You have never read a book like this before.
There. I said it.
I have a slight fear of bees and wasps, if by slight I meant crippling and devastating. I’m the guy you see running, ducking and screaming away from the picnic table or paralyzed with fear beside a well trafficked flower. Nevertheless, I picked up The Bees by Laline Paull in hopes of conquering my fear in the name of great fiction (how great is that cover!). I was not disappointed.
The novel follows Flora 717, born a sanitation worker bee (one of the lowest stations in the hive) but infused with a sense of higher purpose and meaning. Flora takes the reader throughout the hive out into fields and into many dangerous situations. This is, of course, an oversimplification of the plot, but I don’t want to ruin anything. The best description I can give you is that this book is Watership Down (Richard Adams) but with bees and is incredibly well written. Flora, our heroine, battles terrifying wasps, takes on the hive’s strict social hierarchy and discovers some unbelievable secrets that sees her go from simple sanitation worker to something much, much more important.

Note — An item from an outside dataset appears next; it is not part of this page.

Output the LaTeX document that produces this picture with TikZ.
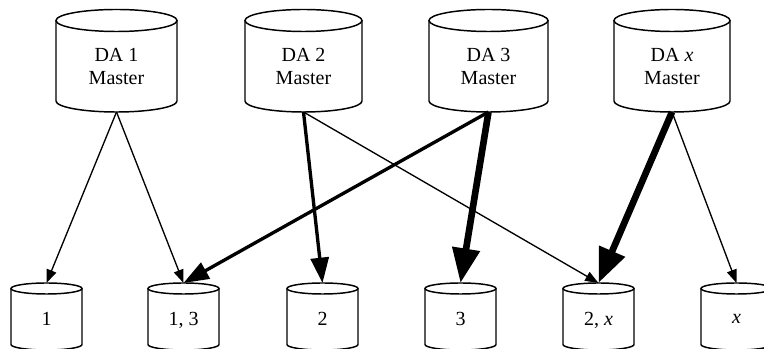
\documentclass[tikz,border=0pt]{standalone}
\usepackage{fontspec}
\setmainfont{Liberation Serif}
\usepackage{tikz}
\usetikzlibrary{arrows.meta,calc}

\tikzset{
  dbbody/.style={draw=none, inner sep=0pt, outer sep=0pt},
  dbline/.style={draw=black, line width=1.1pt},
  dblabel/.style={align=center, inner sep=0pt, text depth=0pt,
    font=\fontsize{15}{17.25}\selectfont},
  thinarrow/.style={-{Triangle[length=10pt,width=7.5pt]}, line width=1pt},
  thickarrow/.style={-{Triangle[length=19pt,width=13.5pt]}, line width=2.5pt},
  heavyarrow/.style={-{Triangle[length=26pt,width=20pt]}, line width=5pt}
}

% cylinder: name, x, y, width, height, end radius, text shift, text
\newcommand{\dbcyl}[8]{%
  \pgfmathsetmacro\dbA{#4/2}
  \pgfmathsetmacro\dbTop{#3+#5/2-#6}
  \pgfmathsetmacro\dbBot{#3-#5/2+#6}
  \node[dbbody, minimum width=#4*0.75pt, minimum height=#5*0.75pt] (#1) at (#2,#3) {};
  \draw[dbline] (#2,\dbTop) ellipse [x radius=\dbA, y radius=#6];
  \draw[dbline] ({#2-\dbA},\dbTop) -- ({#2-\dbA},\dbBot)
    arc [start angle=180, end angle=360, x radius=\dbA, y radius=#6]
    -- ({#2+\dbA},\dbTop);
  \node[dblabel] (#1-text) at ([yshift=#7]#1.center) {#8};
}

\begin{document}
\begin{tikzpicture}[x=0.75pt, y=0.75pt]
    \useasboundingbox (0,0) rectangle (764,349);

    % Masters
    \dbcyl{da1}{116.5}{288.25}{121}{102.5}{11}{-4.5pt}{DA 1\\Master}
    \dbcyl{da2}{303.5}{288.25}{117}{102.5}{11}{-4.5pt}{DA 2\\Master}
    \dbcyl{da3}{488.5}{288.25}{119}{102.5}{11}{-4.5pt}{DA 3\\Master}
    \dbcyl{dax}{672}{288.25}{116}{102.5}{11}{-4.5pt}{DA \textit{x}\\Master}

    % Replicas
    \dbcyl{db1}{46.5}{32.5}{71}{67}{5.5}{-2pt}{1}
    \dbcyl{db13}{183.5}{32.5}{71}{67}{5.5}{-2pt}{1, 3}
    \dbcyl{db2}{322.5}{32.5}{71}{67}{5.5}{-2pt}{2}
    \dbcyl{db3}{460.5}{32.5}{71}{67}{5.5}{-2pt}{3}
    \dbcyl{db2x}{598.5}{32.5}{71}{67}{5.5}{-2pt}{2, \textit{x}}
    \dbcyl{dbx}{736.5}{32.5}{71}{67}{5.5}{-2pt}{\textit{x}}

    % Replication
    \draw[thinarrow] (da1.south) -- (db1.north);
    \draw[thinarrow] (da1.south) -- (db13.north);
    \draw[thickarrow] (da2.south) -- (db2.north);
    \draw[thinarrow] (da2.south) -- (db2x.north);
    \draw[thickarrow] (da3.south) -- (db13.north);
    \draw[heavyarrow] (da3.south) -- (db3.north);
    \draw[heavyarrow] (dax.south) -- (db2x.north);
    \draw[thinarrow] (dax.south) -- (dbx.north);
\end{tikzpicture}
\end{document}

I loved this book, not only because it is non-stop suspense but because it is so well researched, so descriptive and so detailed that it is unputdownable. If I can’t convince you, you might be able to trust the opinions of these 3 people who loved the book:
Margaret Atwood called it “A gripping Cinderella/Arthurian tale with lush Keatsian adjectives.”
Emma Donoghue says “The Bees is one wild ride. A sensual, visceral mini-epic about timeless rituals and modern environmental disaster.”
Madeline Miller writes “The Bees is an extraordinary feat of imagination, conjuring the life of a beehive in gripping, passionate, and brilliant detail.”
Couldn’t have said it better myself…but I’m still terrified of bees.